Though I've got no proof, I suspect the headlights were off — just for fun, just for old time's sake — and that he was squinting. Squinting. Honestly, it pains me something awful to consider that his final thought was the cow moose and the damage he'd caused her — not the thought that he'd broken his vow but that he'd made her bleed. The truck spun from the road, dunked into a not-frozen-enough pond, took a mile of barbed-wire fence to the bottom. And that, as they say, was that.
Sunday. Saddest day of the week, am I wrong? I swear the lord on high must feel the ache of a winter Sunday in Vermont — that wind across those fields of stubble, that wind and that wind and that damn howling wind. I got stupidly lit after hanging up the phone and arrived at school sober but wrecked the next morning. If I remember correctly, the kids asked me why I was looking so hard at the blank dry-erase board, and I replied that often the best way to get smart is to quit all the learning.

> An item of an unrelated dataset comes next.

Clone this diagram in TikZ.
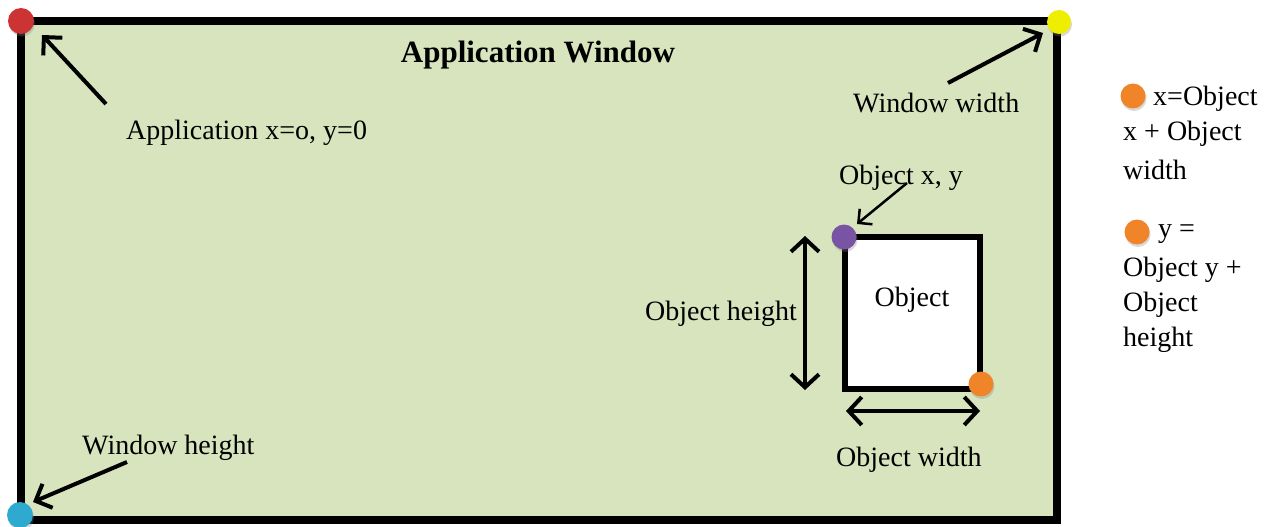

They kind of laughed, kind of didn't, and I told them outright — this I remember crystal clear — that today's teacher had no fucking clue what he was talking about. Not one of my prouder moments, dropping that F-bomb in class, but what can you do?
Really, what can you do? They were alive and I was angry and they were alive and I was heartbroken. They were alive and I was grateful. And we were alive, here, all of us together, me and my pupils, my diligent students. I launched into a lecture on Calvin Coolidge.
Don't bother with notes, I said. This won't be on any test.